I had no idea how funny Nietzsche was until I came across a letter he wrote. Nietzsche was twenty-four and he was invited to a party in Leipzig to meet the composer Richard Wagner. Wagner was a world-wide celebrity and Nietzsche was in awe of him, so he ordered himself a new suit to wear. Come the evening of the party, snow was falling. The tailor arrived with the suit. Nietzsche put it on. It fit perfectly. The tailor wanted to be paid. Nietzsche didn’t have the money. The tailor sprang on him and wrestled him out of the suit, leaving him in his underwear. “Oh well,” he thought, “my old black velvet will have to be good enough for Richard,” and he bounded out through the snowstorm, arriving late for the party, where he and Wagner bonded over Schopenhauer. It was the start of a long and beautiful friendship.

Good heavens, I thought when I read that letter; he tells funny stories against himself. This is a surprise. And that was when I knew I really wanted to write the book.

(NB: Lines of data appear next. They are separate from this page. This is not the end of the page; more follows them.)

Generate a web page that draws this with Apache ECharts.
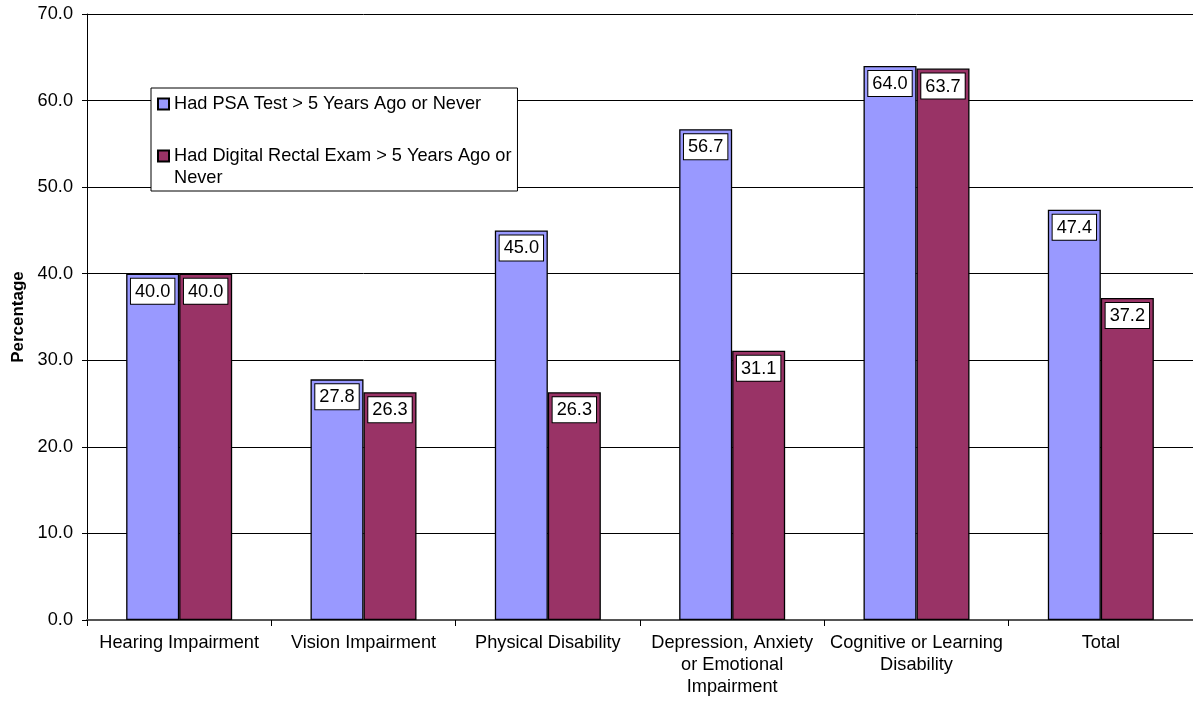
<!DOCTYPE html>
<html>
<head>
<meta charset="utf-8">
<script src="https://cdn.jsdelivr.net/npm/echarts@6/dist/echarts.min.js"></script>
<style>
html,body{margin:0;padding:0;background:#fff;}
#chart{width:1193px;height:703px;}
</style>
</head>
<body>
<div id="chart"></div>
<script>
var categories = ['Hearing Impairment', 'Vision Impairment', 'Physical Disability', 'Depression, Anxiety\nor Emotional\nImpairment', 'Cognitive or Learning\nDisability', 'Total'];
var psaValues = [40.0, 27.8, 45.0, 56.7, 64.0, 47.4];
var dreValues = [40.0, 26.3, 26.3, 31.1, 63.7, 37.2];
var seriesNames = ['Had PSA Test > 5 Years Ago or Never', 'Had Digital Rectal Exam > 5 Years Ago or Never'];
var yTicks = [0, 10, 20, 30, 40, 50, 60, 70];

var FONT = '"Liberation Sans", Arial, sans-serif';
var FS = 18.2;
var chart = echarts.init(document.getElementById('chart'), null, {renderer: 'canvas'});

var labelCfg = {
  show: true,
  position: 'insideTop',
  distance: 5,
  formatter: function (p) { return p.value.toFixed(1); },
  color: '#000',
  fontFamily: FONT,
  fontSize: FS,
  lineHeight: 18,
  backgroundColor: '#fff',
  borderColor: '#000',
  borderWidth: 1,
  padding: [4, 4, 3, 4]
};

chart.setOption({
  animation: false,
  backgroundColor: '#fff',
  textStyle: {fontFamily: FONT},
  grid: {left: 87, top: 14, width: 1113, height: 606, containLabel: false},
  legend: {
    orient: 'vertical',
    left: 151,
    top: 88,
    padding: [5, 6, 2, 6],
    itemGap: 8,
    itemWidth: 11,
    itemHeight: 11,
    backgroundColor: '#fff',
    borderColor: '#000',
    borderWidth: 1,
    borderRadius: 0,
    icon: 'rect',
    textStyle: {fontFamily: FONT, fontSize: FS, color: '#000', lineHeight: 22},
    formatter: function (name) {
      return name === seriesNames[1] ? ' \nHad Digital Rectal Exam > 5 Years Ago or\nNever' : name;
    },
    data: [seriesNames[0], seriesNames[1]]
  },
  xAxis: {
    type: 'category',
    data: categories,
    axisLine: {lineStyle: {color: '#555', width: 2}},
    axisTick: {show: true, alignWithLabel: false, length: 6, lineStyle: {color: '#000'}},
    axisLabel: {color: '#000', fontFamily: FONT, fontSize: FS, lineHeight: 22, margin: 12, interval: 0}
  },
  yAxis: {
    type: 'value',
    min: 0,
    max: 70,
    interval: 10,
    name: 'Percentage',
    nameLocation: 'middle',
    nameGap: 59,
    nameTextStyle: {color: '#000', fontFamily: FONT, fontSize: 17, fontWeight: 'bold'},
    axisLine: {show: true, lineStyle: {color: '#000', width: 1}},
    axisTick: {show: true, length: 5, lineStyle: {color: '#000'}},
    axisLabel: {color: '#000', fontFamily: FONT, fontSize: FS, margin: 14,
      formatter: function (v) { return v.toFixed(1); }},
    splitLine: {show: true, lineStyle: {color: '#000', width: 1}}
  },
  series: [
    {
      name: seriesNames[0],
      type: 'bar',
      data: psaValues,
      barWidth: 53,
      barGap: '0%',
      itemStyle: {color: '#9999FF', borderColor: '#000', borderWidth: 1.3},
      label: labelCfg
    },
    {
      name: seriesNames[1],
      type: 'bar',
      data: dreValues,
      barWidth: 53,
      barGap: '0%',
      itemStyle: {color: '#993366', borderColor: '#000', borderWidth: 1.3},
      label: labelCfg
    }
  ]
});
</script>
</body>
</html>
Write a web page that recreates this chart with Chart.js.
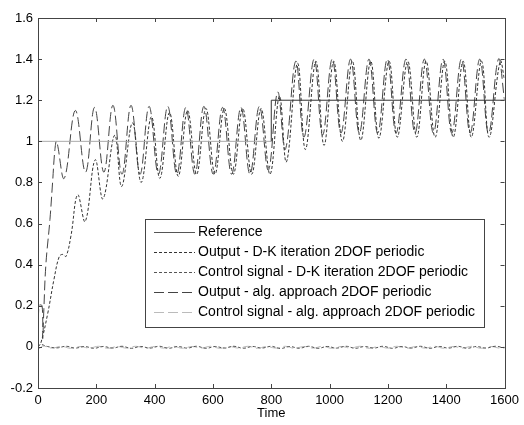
<!DOCTYPE html>
<html>
<head>
<meta charset="utf-8">
<script src="https://cdn.jsdelivr.net/npm/chart.js@4/dist/chart.umd.min.js"></script>
<style>
html,body{margin:0;padding:0;background:#fff}
</style>
</head>
<body>
<canvas id="c" width="524" height="425"></canvas>
<script>
// values: [time, value]
const refPts=[[0,1],[800,1],[800,1.2],[1600,1.2]];
const outDK=[[0,0],[10,0.02],[33,0.16],[55,0.33],[73,0.44],[85,0.45],[96,0.44],[113,0.54],[136,0.74],[162,0.61],[196,0.91],[223,0.72],[263,1.03],[287,0.78],[324,1.09],[354,0.8],[389,1.12],[418,0.82],[451,1.14],[481,0.83],[513,1.15],[544,0.84],[576,1.16],[607,0.84],[639,1.16],[670,0.84],[702,1.16],[733,0.84],[765,1.16],[796,0.84],[828,1.22],[852,0.9],[890,1.38],[917,0.96],[953,1.39],[981,0.98],[1014,1.39],[1044,1.0],[1078,1.39],[1107,1.005],[1141,1.39],[1169,1.015],[1204,1.39],[1232,1.02],[1268,1.39],[1299,1.02],[1331,1.39],[1362,1.02],[1395,1.39],[1424,1.02],[1458,1.39],[1486,1.02],[1521,1.39],[1547,1.02],[1585,1.39],[1600,1.3]];
const ctlDK=[[0,0],[8,0.012],[32,0.002],[64,-0.005],[96,0.003],[128,-0.006],[160,0.002],[192,-0.007],[224,0.002],[256,-0.006],[288,0.003],[320,-0.007],[352,0.002],[384,-0.006],[416,0.003],[448,-0.007],[480,0.002],[512,-0.006],[544,0.003],[576,-0.007],[608,0.002],[640,-0.006],[672,0.003],[704,-0.007],[736,0.002],[768,-0.006],[800,0.003],[832,-0.008],[864,0.002],[896,-0.007],[928,0.003],[960,-0.007],[992,0.002],[1024,-0.006],[1056,0.003],[1088,-0.007],[1120,0.002],[1152,-0.006],[1184,0.003],[1216,-0.007],[1248,0.002],[1280,-0.006],[1312,0.003],[1344,-0.007],[1376,0.002],[1408,-0.006],[1440,0.003],[1472,-0.007],[1504,0.002],[1536,-0.006],[1568,0.003],[1600,-0.005]];
const outAlg=[[0,0],[3,0.2],[14,0.2],[16,0.04],[20,0.18],[27,0.4],[41,0.62],[50,0.8],[58,0.96],[64,1.0],[90,0.82],[128,1.15],[163,0.85],[194,1.165],[226,0.85],[257,1.175],[288,0.84],[319,1.175],[350,0.84],[381,1.17],[413,0.84],[445,1.17],[476,0.84],[507,1.165],[538,0.84],[569,1.17],[601,0.84],[633,1.165],[664,0.84],[696,1.165],[727,0.84],[759,1.17],[790,0.86],[822,1.24],[848,0.96],[884,1.39],[912,1.02],[947,1.4],[976,1.03],[1009,1.4],[1039,1.04],[1072,1.4],[1102,1.04],[1135,1.4],[1165,1.04],[1198,1.4],[1228,1.04],[1262,1.4],[1293,1.04],[1325,1.4],[1356,1.04],[1389,1.4],[1419,1.04],[1452,1.4],[1482,1.04],[1515,1.4],[1545,1.04],[1579,1.4],[1600,1.2]];
const ctlAlg=[[0,0],[5,-0.008],[16,0.004],[48,-0.006],[80,0.003],[112,-0.007],[144,0.002],[176,-0.006],[208,0.003],[240,-0.007],[272,0.002],[304,-0.006],[336,0.003],[368,-0.007],[400,0.002],[432,-0.006],[464,0.003],[496,-0.007],[528,0.002],[560,-0.006],[592,0.003],[624,-0.007],[656,0.002],[688,-0.006],[720,0.003],[752,-0.007],[784,0.002],[816,-0.006],[848,0.003],[880,-0.007],[912,0.002],[944,-0.006],[976,0.003],[1008,-0.007],[1040,0.002],[1072,-0.006],[1104,0.003],[1136,-0.007],[1168,0.002],[1200,-0.006],[1232,0.003],[1264,-0.007],[1296,0.002],[1328,-0.006],[1360,0.003],[1392,-0.007],[1424,0.002],[1456,-0.006],[1488,0.003],[1520,-0.007],[1552,0.002],[1584,-0.006],[1600,0]];
const labels=['Reference','Output - D-K iteration 2DOF periodic','Control signal - D-K iteration 2DOF periodic','Output - alg. approach 2DOF periodic','Control signal - alg. approach 2DOF periodic'];
const xTicks=[0,200,400,600,800,1000,1200,1400,1600];
const yTicks=[-0.2,0,0.2,0.4,0.6,0.8,1,1.2,1.4,1.6];

const pts=a=>a.map(p=>({x:p[0],y:p[1]}));
const FONT="'Liberation Sans', Arial, sans-serif";
const styles=[
 {c:'#555',d:[],t:0},
 {c:'#333',d:[3,2],t:0.4},
 {c:'#555',d:[3,2],t:0.4},
 {c:'#444',d:[10,4],t:0.4},
 {c:'#bbb',d:[10,4],t:0.4}
];
const series=[refPts,outDK,ctlDK,outAlg,ctlAlg];

// matlab-like frame, inward ticks and boxed legend
const frame={id:'frame',afterDatasetsDraw(ch){
 const g=ch.ctx,a=ch.chartArea,x=ch.scales.x,y=ch.scales.y;
 g.save();
 g.strokeStyle='#444';g.lineWidth=1;
 g.strokeRect(Math.round(a.left)+0.5,Math.round(a.top)+0.5,Math.round(a.right-a.left),Math.round(a.bottom-a.top));
 g.beginPath();
 xTicks.forEach(v=>{const p=Math.round(x.getPixelForValue(v))+0.5;
  g.moveTo(p,a.bottom);g.lineTo(p,a.bottom-4);g.moveTo(p,a.top);g.lineTo(p,a.top+4);});
 yTicks.forEach(v=>{const p=Math.round(y.getPixelForValue(v))+0.5;
  g.moveTo(a.left,p);g.lineTo(a.left+4,p);g.moveTo(a.right,p);g.lineTo(a.right-4,p);});
 g.stroke();
 // legend
 const L=145,T=219,W=339,H=108;
 g.fillStyle='#fff';g.fillRect(L,T,W,H);
 g.strokeStyle='#444';g.strokeRect(L+0.5,T+0.5,W,H);
 g.font='14px '+FONT;g.textBaseline='middle';g.fillStyle='#000';
 labels.forEach((s,i)=>{
  const yy=T+13.5+i*20;
  g.beginPath();g.strokeStyle=styles[i].c;g.setLineDash(styles[i].d);
  g.moveTo(154,yy);g.lineTo(195,yy);g.stroke();g.setLineDash([]);
  g.fillText(s,198,yy);
 });
 g.restore();
}};

new Chart(document.getElementById('c'),{
 type:'line',
 data:{datasets:series.map((s,i)=>({
  label:labels[i],data:pts(s),borderColor:styles[i].c,borderDash:styles[i].d,
  borderWidth:1,pointRadius:0,tension:styles[i].t,fill:false,
  segment:i===0?{borderColor:c=>c.p1.parsed.y>1.1?'#333':'#aaa'}:undefined
 }))},
 options:{
  responsive:false,animation:false,
  layout:{padding:{left:0,right:17,top:18,bottom:0}},
  plugins:{legend:{display:false},tooltip:{enabled:false}},
  scales:{
   x:{type:'linear',min:0,max:1600,
    afterBuildTicks:s=>{s.ticks=xTicks.map(v=>({value:v}))},
    afterFit:s=>{s.height=37},
    grid:{display:false,drawTicks:false},border:{display:false},
    ticks:{padding:5,color:'#000',font:{size:13,family:FONT},callback:v=>String(v),maxRotation:0},
    title:{display:true,text:'Time',color:'#000',font:{size:13,family:FONT},padding:{top:0,bottom:4}}},
   y:{min:-0.2,max:1.6,
    afterBuildTicks:s=>{s.ticks=yTicks.map(v=>({value:v}))},
    afterFit:s=>{s.width=38},
    grid:{display:false,drawTicks:false},border:{display:false},
    ticks:{padding:5,color:'#000',font:{size:13,family:FONT},callback:v=>String(Number(v.toFixed(1)))}}
  }
 },
 plugins:[frame]
});
</script>
</body>
</html>
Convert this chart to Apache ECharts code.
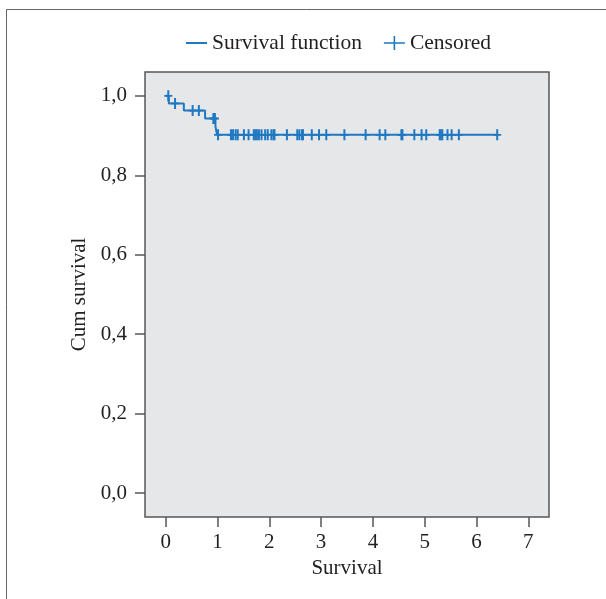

The Third myth: Nietzsche the Nazi

Three things Nietzsche hated were the Big State, nationalism, and anti-Semitism. Nietzsche’s life coincided with the years that Bismarck was forging the great European superpower that was the German Reich. Nietzsche hated the narrow nationalism of the Reich. He liked to say he was a bad German but a good European. “Deutschland, Deutschland über alles, that is the end of German philosophy,” was his opinion.

Nietzsche did express some horrible sentiments about Jews during the six years between 1868 and 1874, when he was close to Wagner and heavily influenced by the composer’s fanatical anti-Semitism. But both before and after the Wagner years, he greatly valued the Jewish race and its contribution to European culture. One of the last things he wrote was; “I will have all anti-Semites shot.”

When Nietzsche died in 1900, his sister Elisabeth took control of his papers. Elisabeth lived on until 1935, tampering with his letters, shaping his words to her own nationalist and anti-Semitic convictions — even  putting out a whole book in his name, The Will to Power. Elisabeth adored both Mussolini and Hitler, and it was mutual. She turned the Nietzsche archive into the propaganda center for the emerging National Socialist (Nazi) party, though one of the propagandists, Ernst Krieck, accurately observed that apart from the fact that Nietzsche was not a socialist, nor a nationalist, and opposed to racial thinking, he might have been a leading National Socialist.